── PROVIDED MATERIAL

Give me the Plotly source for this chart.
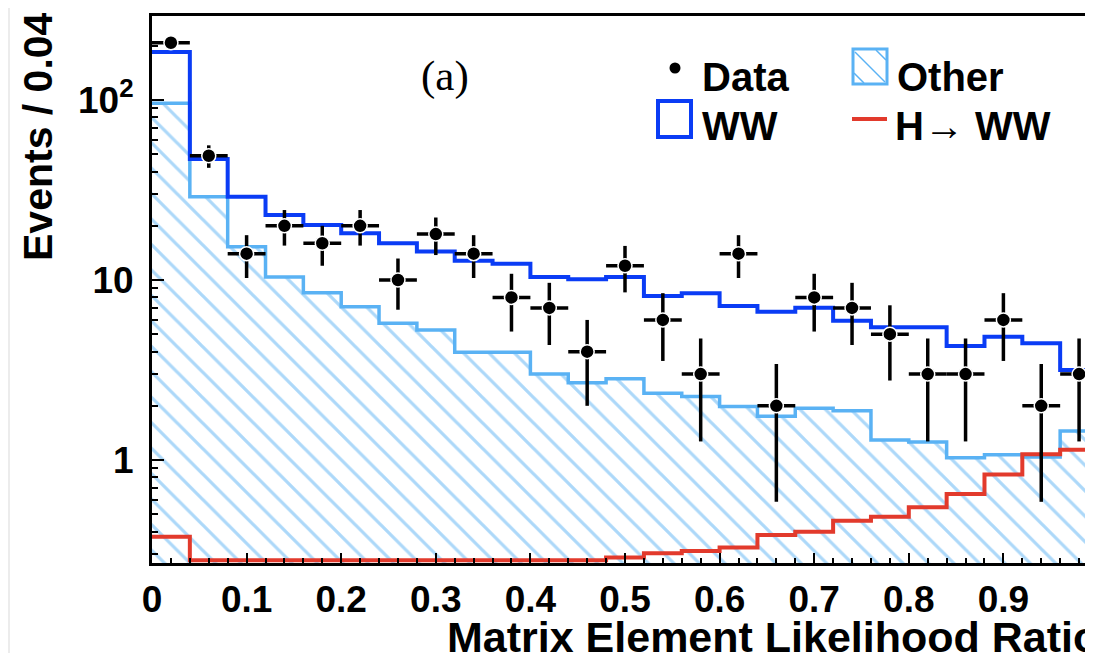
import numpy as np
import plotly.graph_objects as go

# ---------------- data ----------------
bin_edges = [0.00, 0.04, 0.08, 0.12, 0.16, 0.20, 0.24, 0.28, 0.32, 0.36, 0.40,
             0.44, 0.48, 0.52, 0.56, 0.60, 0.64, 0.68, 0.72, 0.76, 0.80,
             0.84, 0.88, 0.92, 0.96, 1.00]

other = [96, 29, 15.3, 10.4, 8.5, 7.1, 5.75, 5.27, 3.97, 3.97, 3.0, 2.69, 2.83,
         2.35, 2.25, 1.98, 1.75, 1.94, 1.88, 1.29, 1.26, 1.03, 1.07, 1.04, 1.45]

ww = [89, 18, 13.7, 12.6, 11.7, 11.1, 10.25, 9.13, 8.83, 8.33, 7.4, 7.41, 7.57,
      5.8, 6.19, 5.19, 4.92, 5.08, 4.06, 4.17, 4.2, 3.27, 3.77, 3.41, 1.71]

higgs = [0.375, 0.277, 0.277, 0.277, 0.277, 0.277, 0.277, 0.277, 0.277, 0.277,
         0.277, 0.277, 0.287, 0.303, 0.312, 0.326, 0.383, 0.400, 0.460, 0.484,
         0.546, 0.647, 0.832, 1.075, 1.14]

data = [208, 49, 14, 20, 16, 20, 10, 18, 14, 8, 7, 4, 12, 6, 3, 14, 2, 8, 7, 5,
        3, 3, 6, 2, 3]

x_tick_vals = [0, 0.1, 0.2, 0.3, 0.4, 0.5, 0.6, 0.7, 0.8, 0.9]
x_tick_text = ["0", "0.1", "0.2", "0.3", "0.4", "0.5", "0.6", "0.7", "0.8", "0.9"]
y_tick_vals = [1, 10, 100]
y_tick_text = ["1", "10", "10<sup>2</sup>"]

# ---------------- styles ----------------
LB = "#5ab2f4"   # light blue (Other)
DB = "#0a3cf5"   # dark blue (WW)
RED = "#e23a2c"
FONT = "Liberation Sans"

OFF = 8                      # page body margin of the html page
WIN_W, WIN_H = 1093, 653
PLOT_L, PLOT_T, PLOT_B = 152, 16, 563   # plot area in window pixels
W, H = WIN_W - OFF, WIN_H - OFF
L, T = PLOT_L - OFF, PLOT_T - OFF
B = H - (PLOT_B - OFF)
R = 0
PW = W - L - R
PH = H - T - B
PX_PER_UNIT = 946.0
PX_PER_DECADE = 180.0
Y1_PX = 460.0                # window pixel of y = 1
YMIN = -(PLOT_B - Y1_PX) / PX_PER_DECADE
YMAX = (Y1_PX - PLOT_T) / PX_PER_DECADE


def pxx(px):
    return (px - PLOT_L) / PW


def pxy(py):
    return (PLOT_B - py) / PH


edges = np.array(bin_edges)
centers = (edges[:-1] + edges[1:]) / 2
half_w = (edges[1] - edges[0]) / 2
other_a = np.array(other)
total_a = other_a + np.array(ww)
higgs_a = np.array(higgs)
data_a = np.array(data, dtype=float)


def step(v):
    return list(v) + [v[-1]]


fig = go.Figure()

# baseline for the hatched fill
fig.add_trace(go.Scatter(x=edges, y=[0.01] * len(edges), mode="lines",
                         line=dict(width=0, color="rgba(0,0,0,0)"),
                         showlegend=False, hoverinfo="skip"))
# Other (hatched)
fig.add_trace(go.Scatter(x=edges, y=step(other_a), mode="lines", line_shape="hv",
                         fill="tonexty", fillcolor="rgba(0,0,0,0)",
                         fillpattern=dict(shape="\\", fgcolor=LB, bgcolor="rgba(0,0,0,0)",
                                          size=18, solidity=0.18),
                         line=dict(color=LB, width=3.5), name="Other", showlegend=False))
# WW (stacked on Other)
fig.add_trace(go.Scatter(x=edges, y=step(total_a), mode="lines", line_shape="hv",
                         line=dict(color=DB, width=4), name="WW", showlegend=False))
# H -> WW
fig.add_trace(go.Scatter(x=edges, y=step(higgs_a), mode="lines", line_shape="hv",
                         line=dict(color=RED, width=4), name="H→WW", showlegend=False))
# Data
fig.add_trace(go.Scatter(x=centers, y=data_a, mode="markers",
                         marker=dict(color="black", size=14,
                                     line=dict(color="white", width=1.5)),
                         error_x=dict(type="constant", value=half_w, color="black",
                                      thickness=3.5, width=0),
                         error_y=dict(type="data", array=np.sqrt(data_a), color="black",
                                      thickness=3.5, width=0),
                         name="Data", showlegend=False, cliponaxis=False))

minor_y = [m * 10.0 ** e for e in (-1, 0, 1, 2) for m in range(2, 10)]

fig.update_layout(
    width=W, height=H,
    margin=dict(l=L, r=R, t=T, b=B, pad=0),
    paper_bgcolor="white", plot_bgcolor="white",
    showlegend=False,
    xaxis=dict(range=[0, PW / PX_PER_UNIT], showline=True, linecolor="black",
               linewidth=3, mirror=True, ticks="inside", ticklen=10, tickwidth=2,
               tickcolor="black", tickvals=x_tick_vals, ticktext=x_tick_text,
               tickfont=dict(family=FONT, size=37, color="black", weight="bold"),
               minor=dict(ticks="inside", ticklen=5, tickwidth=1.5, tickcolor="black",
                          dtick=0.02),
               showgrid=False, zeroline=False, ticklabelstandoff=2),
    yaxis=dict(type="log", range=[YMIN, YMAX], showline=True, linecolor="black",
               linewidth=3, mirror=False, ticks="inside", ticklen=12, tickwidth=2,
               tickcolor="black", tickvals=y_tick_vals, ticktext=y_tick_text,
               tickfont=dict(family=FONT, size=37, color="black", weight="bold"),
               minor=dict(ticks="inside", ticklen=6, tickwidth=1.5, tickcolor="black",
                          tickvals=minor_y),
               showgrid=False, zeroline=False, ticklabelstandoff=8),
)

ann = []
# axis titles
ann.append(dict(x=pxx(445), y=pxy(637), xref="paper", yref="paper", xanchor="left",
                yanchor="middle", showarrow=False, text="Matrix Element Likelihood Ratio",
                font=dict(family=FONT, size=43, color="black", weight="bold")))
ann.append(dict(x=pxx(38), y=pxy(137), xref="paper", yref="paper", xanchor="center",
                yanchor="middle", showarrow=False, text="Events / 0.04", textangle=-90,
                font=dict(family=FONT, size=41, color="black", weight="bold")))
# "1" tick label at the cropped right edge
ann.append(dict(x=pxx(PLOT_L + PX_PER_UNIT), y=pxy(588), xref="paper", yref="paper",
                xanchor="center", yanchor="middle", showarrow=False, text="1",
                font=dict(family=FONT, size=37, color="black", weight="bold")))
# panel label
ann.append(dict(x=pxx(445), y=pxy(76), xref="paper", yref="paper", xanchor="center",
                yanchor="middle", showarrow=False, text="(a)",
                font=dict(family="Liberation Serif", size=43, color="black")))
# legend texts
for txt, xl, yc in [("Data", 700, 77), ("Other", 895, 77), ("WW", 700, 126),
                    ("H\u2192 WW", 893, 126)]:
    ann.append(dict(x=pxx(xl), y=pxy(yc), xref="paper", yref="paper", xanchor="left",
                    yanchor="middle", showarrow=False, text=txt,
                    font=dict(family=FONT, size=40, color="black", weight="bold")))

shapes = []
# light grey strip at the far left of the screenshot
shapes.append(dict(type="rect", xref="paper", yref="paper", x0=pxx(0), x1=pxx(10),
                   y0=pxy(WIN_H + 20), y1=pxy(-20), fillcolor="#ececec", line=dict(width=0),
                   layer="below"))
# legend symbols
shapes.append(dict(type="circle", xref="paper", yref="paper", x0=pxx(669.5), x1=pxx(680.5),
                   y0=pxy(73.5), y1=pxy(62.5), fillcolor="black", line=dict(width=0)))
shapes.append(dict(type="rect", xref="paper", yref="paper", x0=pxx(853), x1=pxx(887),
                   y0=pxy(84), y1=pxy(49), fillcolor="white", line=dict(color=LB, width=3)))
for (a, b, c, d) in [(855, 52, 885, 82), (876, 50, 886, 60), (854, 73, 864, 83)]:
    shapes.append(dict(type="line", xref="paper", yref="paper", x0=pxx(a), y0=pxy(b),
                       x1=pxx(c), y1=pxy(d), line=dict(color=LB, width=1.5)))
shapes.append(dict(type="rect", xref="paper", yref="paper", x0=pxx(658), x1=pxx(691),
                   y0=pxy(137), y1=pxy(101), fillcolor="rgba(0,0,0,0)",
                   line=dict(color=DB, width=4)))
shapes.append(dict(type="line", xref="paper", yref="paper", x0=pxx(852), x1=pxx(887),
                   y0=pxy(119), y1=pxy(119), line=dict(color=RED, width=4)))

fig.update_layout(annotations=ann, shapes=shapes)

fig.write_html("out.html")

────

*REQUIRED TASK*.
Everything from the first line of the listing above through the line that contains "3, 3, 6, 2, 3]" is to be restated word for word, minus the pictures.

*OUTPUT FOR THIS TASK*.
Give me the Plotly source for this chart.
import numpy as np
import plotly.graph_objects as go

# ---------------- data ----------------
bin_edges = [0.00, 0.04, 0.08, 0.12, 0.16, 0.20, 0.24, 0.28, 0.32, 0.36, 0.40,
             0.44, 0.48, 0.52, 0.56, 0.60, 0.64, 0.68, 0.72, 0.76, 0.80,
             0.84, 0.88, 0.92, 0.96, 1.00]

other = [96, 29, 15.3, 10.4, 8.5, 7.1, 5.75, 5.27, 3.97, 3.97, 3.0, 2.69, 2.83,
         2.35, 2.25, 1.98, 1.75, 1.94, 1.88, 1.29, 1.26, 1.03, 1.07, 1.04, 1.45]

ww = [89, 18, 13.7, 12.6, 11.7, 11.1, 10.25, 9.13, 8.83, 8.33, 7.4, 7.41, 7.57,
      5.8, 6.19, 5.19, 4.92, 5.08, 4.06, 4.17, 4.2, 3.27, 3.77, 3.41, 1.71]

higgs = [0.375, 0.277, 0.277, 0.277, 0.277, 0.277, 0.277, 0.277, 0.277, 0.277,
         0.277, 0.277, 0.287, 0.303, 0.312, 0.326, 0.383, 0.400, 0.460, 0.484,
         0.546, 0.647, 0.832, 1.075, 1.14]

data = [208, 49, 14, 20, 16, 20, 10, 18, 14, 8, 7, 4, 12, 6, 3, 14, 2, 8, 7, 5,
        3, 3, 6, 2, 3]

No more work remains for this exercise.